Your instructions: Output the full listing below exactly as it reads, and skip anything that is a picture.
━━━━━ Information supplied ━━━━━
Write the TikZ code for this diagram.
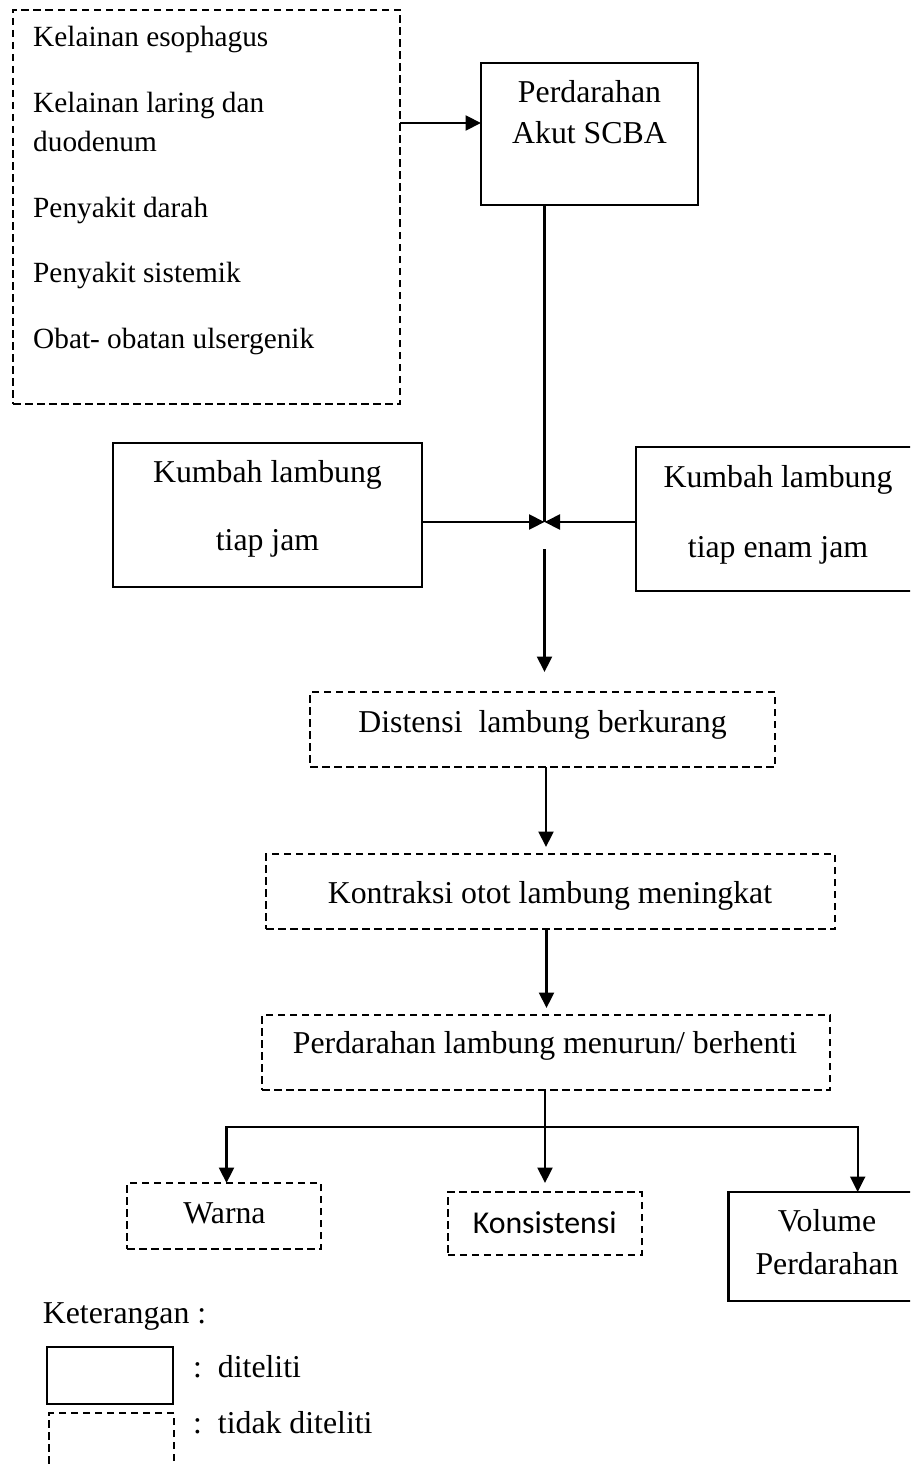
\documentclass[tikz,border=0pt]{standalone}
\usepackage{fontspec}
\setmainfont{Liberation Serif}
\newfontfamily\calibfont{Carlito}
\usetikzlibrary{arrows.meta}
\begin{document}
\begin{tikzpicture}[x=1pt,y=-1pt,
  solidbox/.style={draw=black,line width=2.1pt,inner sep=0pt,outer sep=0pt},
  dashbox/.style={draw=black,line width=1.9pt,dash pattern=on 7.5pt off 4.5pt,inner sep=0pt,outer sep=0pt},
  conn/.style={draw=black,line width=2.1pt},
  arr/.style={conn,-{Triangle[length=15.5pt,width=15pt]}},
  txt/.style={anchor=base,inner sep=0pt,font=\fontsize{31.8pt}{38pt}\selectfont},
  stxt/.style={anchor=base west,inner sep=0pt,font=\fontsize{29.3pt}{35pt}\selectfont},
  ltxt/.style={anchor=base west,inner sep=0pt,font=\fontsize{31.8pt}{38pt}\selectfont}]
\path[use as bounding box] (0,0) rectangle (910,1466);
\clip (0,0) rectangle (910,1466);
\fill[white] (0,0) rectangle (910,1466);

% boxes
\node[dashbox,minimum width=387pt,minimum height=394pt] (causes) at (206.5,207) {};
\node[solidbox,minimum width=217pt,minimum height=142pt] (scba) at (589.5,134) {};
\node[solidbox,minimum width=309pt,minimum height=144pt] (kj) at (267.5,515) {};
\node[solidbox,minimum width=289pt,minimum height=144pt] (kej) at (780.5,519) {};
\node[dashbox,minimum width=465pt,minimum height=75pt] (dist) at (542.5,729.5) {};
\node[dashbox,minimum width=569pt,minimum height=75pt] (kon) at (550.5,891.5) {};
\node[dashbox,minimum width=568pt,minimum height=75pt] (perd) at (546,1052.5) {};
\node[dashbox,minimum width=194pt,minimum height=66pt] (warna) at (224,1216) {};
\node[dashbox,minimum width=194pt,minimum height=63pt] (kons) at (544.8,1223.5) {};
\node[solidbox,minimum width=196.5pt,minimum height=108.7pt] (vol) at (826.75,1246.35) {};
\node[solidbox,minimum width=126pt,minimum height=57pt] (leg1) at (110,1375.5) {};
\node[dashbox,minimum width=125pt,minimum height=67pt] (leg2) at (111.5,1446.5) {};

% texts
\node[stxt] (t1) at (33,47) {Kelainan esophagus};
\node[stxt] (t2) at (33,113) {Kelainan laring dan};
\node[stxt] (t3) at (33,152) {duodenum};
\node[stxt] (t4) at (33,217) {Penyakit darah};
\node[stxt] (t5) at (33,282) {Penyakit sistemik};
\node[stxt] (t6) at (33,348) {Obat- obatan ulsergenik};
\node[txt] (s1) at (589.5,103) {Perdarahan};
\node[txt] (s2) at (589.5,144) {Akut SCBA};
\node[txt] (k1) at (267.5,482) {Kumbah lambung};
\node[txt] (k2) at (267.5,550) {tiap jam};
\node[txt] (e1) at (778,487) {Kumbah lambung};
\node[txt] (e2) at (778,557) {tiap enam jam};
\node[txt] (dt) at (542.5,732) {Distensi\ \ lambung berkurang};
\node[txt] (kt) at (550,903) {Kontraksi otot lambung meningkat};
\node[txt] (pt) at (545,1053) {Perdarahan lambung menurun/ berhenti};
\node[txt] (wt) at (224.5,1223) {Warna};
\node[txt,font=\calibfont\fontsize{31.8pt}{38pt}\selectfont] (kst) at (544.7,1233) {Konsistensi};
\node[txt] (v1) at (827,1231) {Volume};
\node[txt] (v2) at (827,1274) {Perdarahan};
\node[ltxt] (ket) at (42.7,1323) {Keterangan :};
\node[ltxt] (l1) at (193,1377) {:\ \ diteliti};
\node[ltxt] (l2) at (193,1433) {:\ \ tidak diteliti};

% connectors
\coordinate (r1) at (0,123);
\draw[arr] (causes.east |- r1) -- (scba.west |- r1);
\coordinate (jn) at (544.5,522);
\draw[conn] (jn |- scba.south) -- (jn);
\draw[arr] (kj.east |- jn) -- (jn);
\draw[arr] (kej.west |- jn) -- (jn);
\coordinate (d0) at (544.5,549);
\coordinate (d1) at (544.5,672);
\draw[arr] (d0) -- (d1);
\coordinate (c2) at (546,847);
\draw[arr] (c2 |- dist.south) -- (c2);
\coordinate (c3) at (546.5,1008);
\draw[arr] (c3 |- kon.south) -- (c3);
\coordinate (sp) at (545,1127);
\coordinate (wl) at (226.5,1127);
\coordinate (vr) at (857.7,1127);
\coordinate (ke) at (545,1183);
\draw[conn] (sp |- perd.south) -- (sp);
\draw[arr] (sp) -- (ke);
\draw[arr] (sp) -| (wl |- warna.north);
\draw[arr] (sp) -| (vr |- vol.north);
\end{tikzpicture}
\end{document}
━━━━━
Task response:
Write the TikZ code for this diagram.
\documentclass[tikz,border=0pt]{standalone}
\usepackage{fontspec}
\setmainfont{Liberation Serif}
\newfontfamily\calibfont{Carlito}
\usetikzlibrary{arrows.meta}
\begin{document}
\begin{tikzpicture}[x=1pt,y=-1pt,
  solidbox/.style={draw=black,line width=2.1pt,inner sep=0pt,outer sep=0pt},
  dashbox/.style={draw=black,line width=1.9pt,dash pattern=on 7.5pt off 4.5pt,inner sep=0pt,outer sep=0pt},
  conn/.style={draw=black,line width=2.1pt},
  arr/.style={conn,-{Triangle[length=15.5pt,width=15pt]}},
  txt/.style={anchor=base,inner sep=0pt,font=\fontsize{31.8pt}{38pt}\selectfont},
  stxt/.style={anchor=base west,inner sep=0pt,font=\fontsize{29.3pt}{35pt}\selectfont},
  ltxt/.style={anchor=base west,inner sep=0pt,font=\fontsize{31.8pt}{38pt}\selectfont}]
\path[use as bounding box] (0,0) rectangle (910,1466);
\clip (0,0) rectangle (910,1466);
\fill[white] (0,0) rectangle (910,1466);

% boxes
\node[dashbox,minimum width=387pt,minimum height=394pt] (causes) at (206.5,207) {};
\node[solidbox,minimum width=217pt,minimum height=142pt] (scba) at (589.5,134) {};
\node[solidbox,minimum width=309pt,minimum height=144pt] (kj) at (267.5,515) {};
\node[solidbox,minimum width=289pt,minimum height=144pt] (kej) at (780.5,519) {};
\node[dashbox,minimum width=465pt,minimum height=75pt] (dist) at (542.5,729.5) {};
\node[dashbox,minimum width=569pt,minimum height=75pt] (kon) at (550.5,891.5) {};
\node[dashbox,minimum width=568pt,minimum height=75pt] (perd) at (546,1052.5) {};
\node[dashbox,minimum width=194pt,minimum height=66pt] (warna) at (224,1216) {};
\node[dashbox,minimum width=194pt,minimum height=63pt] (kons) at (544.8,1223.5) {};
\node[solidbox,minimum width=196.5pt,minimum height=108.7pt] (vol) at (826.75,1246.35) {};
\node[solidbox,minimum width=126pt,minimum height=57pt] (leg1) at (110,1375.5) {};
\node[dashbox,minimum width=125pt,minimum height=67pt] (leg2) at (111.5,1446.5) {};

% texts
\node[stxt] (t1) at (33,47) {Kelainan esophagus};
\node[stxt] (t2) at (33,113) {Kelainan laring dan};
\node[stxt] (t3) at (33,152) {duodenum};
\node[stxt] (t4) at (33,217) {Penyakit darah};
\node[stxt] (t5) at (33,282) {Penyakit sistemik};
\node[stxt] (t6) at (33,348) {Obat- obatan ulsergenik};
\node[txt] (s1) at (589.5,103) {Perdarahan};
\node[txt] (s2) at (589.5,144) {Akut SCBA};
\node[txt] (k1) at (267.5,482) {Kumbah lambung};
\node[txt] (k2) at (267.5,550) {tiap jam};
\node[txt] (e1) at (778,487) {Kumbah lambung};
\node[txt] (e2) at (778,557) {tiap enam jam};
\node[txt] (dt) at (542.5,732) {Distensi\ \ lambung berkurang};
\node[txt] (kt) at (550,903) {Kontraksi otot lambung meningkat};
\node[txt] (pt) at (545,1053) {Perdarahan lambung menurun/ berhenti};
\node[txt] (wt) at (224.5,1223) {Warna};
\node[txt,font=\calibfont\fontsize{31.8pt}{38pt}\selectfont] (kst) at (544.7,1233) {Konsistensi};
\node[txt] (v1) at (827,1231) {Volume};
\node[txt] (v2) at (827,1274) {Perdarahan};
\node[ltxt] (ket) at (42.7,1323) {Keterangan :};
\node[ltxt] (l1) at (193,1377) {:\ \ diteliti};
\node[ltxt] (l2) at (193,1433) {:\ \ tidak diteliti};

% connectors
\coordinate (r1) at (0,123);
\draw[arr] (causes.east |- r1) -- (scba.west |- r1);
\coordinate (jn) at (544.5,522);
\draw[conn] (jn |- scba.south) -- (jn);
\draw[arr] (kj.east |- jn) -- (jn);
\draw[arr] (kej.west |- jn) -- (jn);
\coordinate (d0) at (544.5,549);
\coordinate (d1) at (544.5,672);
\draw[arr] (d0) -- (d1);
\coordinate (c2) at (546,847);
\draw[arr] (c2 |- dist.south) -- (c2);
\coordinate (c3) at (546.5,1008);
\draw[arr] (c3 |- kon.south) -- (c3);
\coordinate (sp) at (545,1127);
\coordinate (wl) at (226.5,1127);
\coordinate (vr) at (857.7,1127);
\coordinate (ke) at (545,1183);
\draw[conn] (sp |- perd.south) -- (sp);
\draw[arr] (sp) -- (ke);
\draw[arr] (sp) -| (wl |- warna.north);
\draw[arr] (sp) -| (vr |- vol.north);
\end{tikzpicture}
\end{document}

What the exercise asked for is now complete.